Former prime minister Kevin Rudd has called the Voice referendum question “a modest proposal”. Credit:Alex Ellinghausen
“Although these are modest proposals, we still have congenital bad actors like Tony Abbott screeching that such amendments would ‘change our system of government’ by establishing the Voice as ‘part of our parliament’, and enable ‘judicial intervention’ to strike down laws,” Rudd said in an opinion piece for The Sydney Morning Herald and The Age.
“On both counts, Abbott is wrong. It speaks volumes that his most trusted Indigenous adviser in government, Noel Pearson of the Cape York Institute, has strongly endorsed Albanese’s proposal. Like on climate action, Abbott seems determined to stoke anxiety and fear.”
Responding to Rudd’s remarks, Abbott said he did not want to get into “a slanging match with a fellow former PM” but stood by his concerns over the way the body would function.
“What’s the point of the Voice if it’s not to change the way government works?

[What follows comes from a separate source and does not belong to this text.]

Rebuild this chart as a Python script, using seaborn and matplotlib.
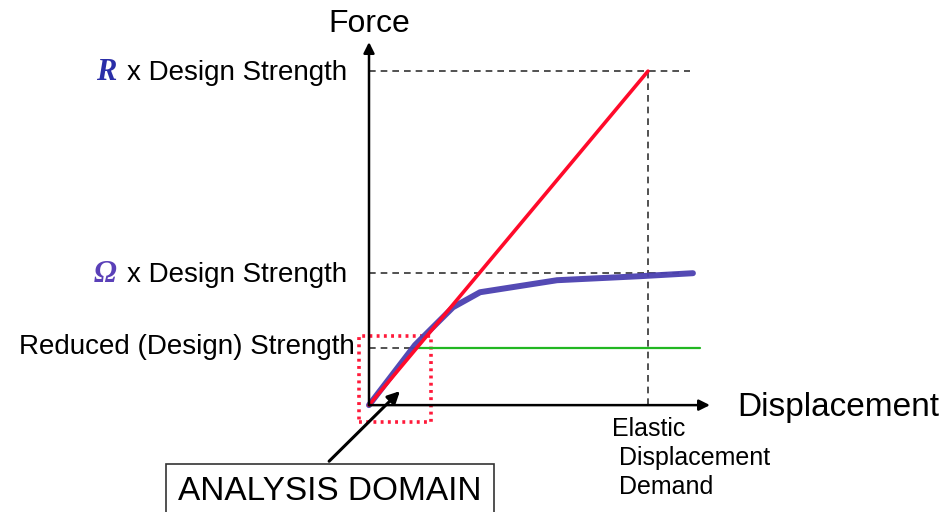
import matplotlib
matplotlib.use("Agg")
import matplotlib.pyplot as plt
import seaborn as sns
from matplotlib.patches import Rectangle

# idealised elastic response and actual (yielding) response
disp_elastic = [0, 100]
force_elastic = [0, 100]
disp_actual = [0, 16.5, 30.1, 39.8, 67.4, 97.1, 116.1]
force_actual = [0, 18.0, 29.3, 33.8, 37.4, 38.6, 39.5]

# reference levels
r_force = 100
omega_force = 39.5
design_force = 17.1
elastic_demand = 100
green_start, green_end = 15.4, 118.6

sns.set_style("white")
plt.rcParams['font.family'] = ['Liberation Sans', 'DejaVu Sans']
plt.rcParams['text.color'] = 'black'

fig = plt.figure(figsize=(9.45, 5.12), dpi=100)
ax = fig.add_axes([0, 0, 1, 1])
ax.set_xlim(-132.26, 206.45)
ax.set_ylim(-32.0, 121.3)
ax.axis('off')

dash = dict(color='#333333', lw=1.2, ls=(0, (4, 3)))
# dashed guide lines
ax.plot([0, 115], [r_force, r_force], **dash)
ax.plot([elastic_demand, elastic_demand], [0, r_force], **dash)
ax.plot([0, 112.5], [omega_force, omega_force], **dash)
ax.plot([0, green_start], [design_force, design_force], **dash)

# reduced strength level
ax.plot([green_start, green_end], [design_force, design_force], color='#22b722', lw=1.6)

sns.lineplot(x=disp_actual, y=force_actual, ax=ax, color='#4b40b0', lw=4.3, alpha=0.95)
sns.lineplot(x=disp_elastic, y=force_elastic, ax=ax, color='#ff0a2a', lw=2.6)

# axes with arrows
ax.annotate('', xy=(122.2, 0), xytext=(0, 0),
            arrowprops=dict(arrowstyle='-|>', lw=1.8, color='black', mutation_scale=16, shrinkA=0, shrinkB=0))
ax.annotate('', xy=(0, 108.7), xytext=(0, 0),
            arrowprops=dict(arrowstyle='-|>', lw=1.8, color='black', mutation_scale=16, shrinkA=0, shrinkB=0))

ax.annotate('Force', xy=(0, 108.7), xytext=(0, 18), textcoords='offset pixels',
            ha='center', va='center', fontsize=23)
ax.annotate('Displacement', xy=(122.2, 0), xytext=(27, -2), textcoords='offset pixels',
            ha='left', va='center', fontsize=24)

# strength labels
for lvl, sym, col in [(r_force, 'R', '#2a2ea8'), (omega_force, 'Ω', '#5a40b8')]:
    ax.annotate('x Design Strength', xy=(0, lvl), xytext=(-22, -2), textcoords='offset pixels',
                ha='right', va='center', fontsize=20)
    ax.annotate(sym, xy=(0, lvl), xytext=(-253, -1), textcoords='offset pixels',
                ha='right', va='center', fontsize=22, color=col,
                family='Liberation Serif', fontweight='bold', fontstyle='italic')
ax.annotate('Reduced (Design) Strength', xy=(0, design_force), xytext=(-14, 1), textcoords='offset pixels',
            ha='right', va='center', fontsize=20)

ax.annotate('Elastic\n Displacement\n Demand', xy=(elastic_demand, 0), xytext=(-36, -12),
            textcoords='offset pixels', ha='left', va='top', fontsize=18, linespacing=1.25)

# analysis domain box
ax.add_patch(Rectangle((-3.6, -5.1), 25.8, 25.8, fill=False, edgecolor='#ff1a3a',
                       lw=2.6, ls=(0, (0.8, 1.2))))
ax.annotate('', xy=(11.1, 4.2), xytext=(-14.3, -16.8),
            arrowprops=dict(arrowstyle='-|>', lw=2.2, color='black', mutation_scale=18, shrinkA=0, shrinkB=0))
ax.annotate('ANALYSIS DOMAIN', xy=(-14.3, -16.8), xytext=(1, -30), textcoords='offset pixels',
            ha='center', va='center', fontsize=24,
            bbox=dict(boxstyle='square,pad=0.36', fc='white', ec='#333333', lw=1.2))

fig.savefig('out.png', dpi=100)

And any constitutional change requiring the government to consider ‘representations…on matters relating’ to Indigenous affairs leaves government action more open to legal challenge,” Abbott said.
The clashing views of the two former prime ministers give a flavour of the forthcoming rival Yes and No campaigns on the Voice, as Prime Minister Anthony Albanese looks to hold a referendum this term on whether to enshrine the body in the constitution.

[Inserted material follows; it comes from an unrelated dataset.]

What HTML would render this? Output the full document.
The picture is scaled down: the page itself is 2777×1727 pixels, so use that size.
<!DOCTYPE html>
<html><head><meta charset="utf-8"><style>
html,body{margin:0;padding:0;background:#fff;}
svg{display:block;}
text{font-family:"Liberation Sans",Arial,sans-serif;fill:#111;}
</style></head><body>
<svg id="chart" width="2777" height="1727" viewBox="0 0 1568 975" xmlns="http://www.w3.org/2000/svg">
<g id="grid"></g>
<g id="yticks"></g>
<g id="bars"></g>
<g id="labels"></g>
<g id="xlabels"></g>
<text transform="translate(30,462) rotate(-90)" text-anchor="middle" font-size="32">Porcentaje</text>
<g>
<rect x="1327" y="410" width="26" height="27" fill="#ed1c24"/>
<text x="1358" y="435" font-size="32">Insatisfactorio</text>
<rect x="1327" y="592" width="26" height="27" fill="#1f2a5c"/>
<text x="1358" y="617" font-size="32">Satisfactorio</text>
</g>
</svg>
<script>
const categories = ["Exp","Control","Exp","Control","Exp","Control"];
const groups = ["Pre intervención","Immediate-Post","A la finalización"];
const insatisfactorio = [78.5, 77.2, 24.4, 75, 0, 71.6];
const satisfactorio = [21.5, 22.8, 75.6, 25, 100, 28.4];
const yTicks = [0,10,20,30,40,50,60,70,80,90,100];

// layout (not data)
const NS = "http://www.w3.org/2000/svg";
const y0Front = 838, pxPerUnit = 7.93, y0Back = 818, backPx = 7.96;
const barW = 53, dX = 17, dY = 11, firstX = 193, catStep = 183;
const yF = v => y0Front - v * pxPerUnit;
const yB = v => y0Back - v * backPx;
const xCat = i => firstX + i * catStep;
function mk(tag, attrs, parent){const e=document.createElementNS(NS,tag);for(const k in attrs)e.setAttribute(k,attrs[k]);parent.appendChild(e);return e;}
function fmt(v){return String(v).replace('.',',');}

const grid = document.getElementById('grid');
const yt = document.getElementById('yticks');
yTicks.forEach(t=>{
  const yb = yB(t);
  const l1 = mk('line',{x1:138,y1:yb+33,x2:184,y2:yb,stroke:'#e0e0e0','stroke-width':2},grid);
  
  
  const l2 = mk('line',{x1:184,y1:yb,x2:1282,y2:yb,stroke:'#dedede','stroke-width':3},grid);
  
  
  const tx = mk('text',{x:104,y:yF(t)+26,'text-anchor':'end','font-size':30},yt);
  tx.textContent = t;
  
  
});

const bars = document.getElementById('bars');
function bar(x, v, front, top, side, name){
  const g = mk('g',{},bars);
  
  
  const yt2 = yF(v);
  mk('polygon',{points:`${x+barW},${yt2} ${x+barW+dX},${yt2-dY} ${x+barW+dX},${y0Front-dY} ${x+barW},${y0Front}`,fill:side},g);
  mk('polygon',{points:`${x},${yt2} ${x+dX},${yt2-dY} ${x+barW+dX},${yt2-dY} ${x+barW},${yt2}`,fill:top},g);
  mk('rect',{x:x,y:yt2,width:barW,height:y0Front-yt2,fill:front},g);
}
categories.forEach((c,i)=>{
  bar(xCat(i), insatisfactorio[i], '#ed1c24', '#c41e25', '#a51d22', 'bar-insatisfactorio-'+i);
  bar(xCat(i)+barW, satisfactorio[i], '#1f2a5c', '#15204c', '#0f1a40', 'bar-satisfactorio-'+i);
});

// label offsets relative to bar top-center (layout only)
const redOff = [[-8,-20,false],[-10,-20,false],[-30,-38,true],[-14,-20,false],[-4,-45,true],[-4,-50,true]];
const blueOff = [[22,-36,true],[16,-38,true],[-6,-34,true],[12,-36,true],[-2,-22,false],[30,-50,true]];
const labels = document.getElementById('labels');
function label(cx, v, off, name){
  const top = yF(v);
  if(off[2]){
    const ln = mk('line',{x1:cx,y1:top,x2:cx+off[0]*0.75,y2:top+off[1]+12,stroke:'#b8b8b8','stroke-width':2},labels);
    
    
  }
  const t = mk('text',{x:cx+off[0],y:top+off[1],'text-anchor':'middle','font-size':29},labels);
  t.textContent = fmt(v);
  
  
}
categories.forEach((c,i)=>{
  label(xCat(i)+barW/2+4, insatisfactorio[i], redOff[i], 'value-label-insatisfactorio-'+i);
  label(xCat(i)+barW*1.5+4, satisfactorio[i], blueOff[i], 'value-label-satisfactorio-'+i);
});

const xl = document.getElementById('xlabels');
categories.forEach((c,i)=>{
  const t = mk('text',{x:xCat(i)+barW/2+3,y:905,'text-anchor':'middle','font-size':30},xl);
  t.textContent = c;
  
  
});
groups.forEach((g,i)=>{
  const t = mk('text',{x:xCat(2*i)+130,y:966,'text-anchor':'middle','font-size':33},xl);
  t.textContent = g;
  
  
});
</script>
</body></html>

Writing in The Australian, Abbott suggested the Voice would have “something approaching a veto” over decisions of the parliament, and would change the way government works “because a particular group will have an unspecified say, over unspecified topics, with unspecified ramifications”.
Abbott, who led the successful No campaign against the 1999 republic referendum, is likely to be a persuasive voice among conservative Coalition ranks, where there is already considerable disquiet over the Voice.
Opposition leader Peter Dutton has kept the door open to bipartisan support for the referendum, but Liberal senator Jacinta Nampijinpa Price has said she will campaign against the Voice in the partyroom, believing it to be a “symbolic gesture” that would be divisive and not deliver practical improvements to the lives of indigenous Australians.
In his speech to the Garma Festival last week, Albanese said the Voice would be “unflinching source of advice and accountability – not a third chamber, not a rolling veto, not a blank cheque”.
Tony Abbott asks: “What’s the point of the Voice if it’s not to change the way government works?”Credit:Jessica Hromas
He proposed that three sentences to be added to the constitution if the referendum succeeds: one that enshrines the Voice; one that sets out its responsibility to make representations to the parliament and executive government on matters relating to Aboriginal and Torres Strait Islander people; and one that empowers the parliament to make laws on how the Voice would be created and how it functions.
Endorsing this approach, Rudd said the amendments made clear that “the Voice’s only constitutional power will be to advise on, not to veto, decisions of parliament and the executive”.
“In summary, they enshrine the primacy of parliament while answering the call for recognition that is both symbolic and substantive.”
Rudd likened the brewing debate over the Voice to the controversy surrounding the national apology to the Stolen Generations in 2008, which he said was derided as “gesture politics”, called “divisive” and was dogged by calls for more detail on the wording.
“Critics now demanding the government detail how the Voice would function ignore the fact that, because of the government’s conservative approach, this is not for the Labor Party to dictate. It is for successive parliaments to design and refine how the Voice makes its recommendations through processes that reach across the partisan divide.”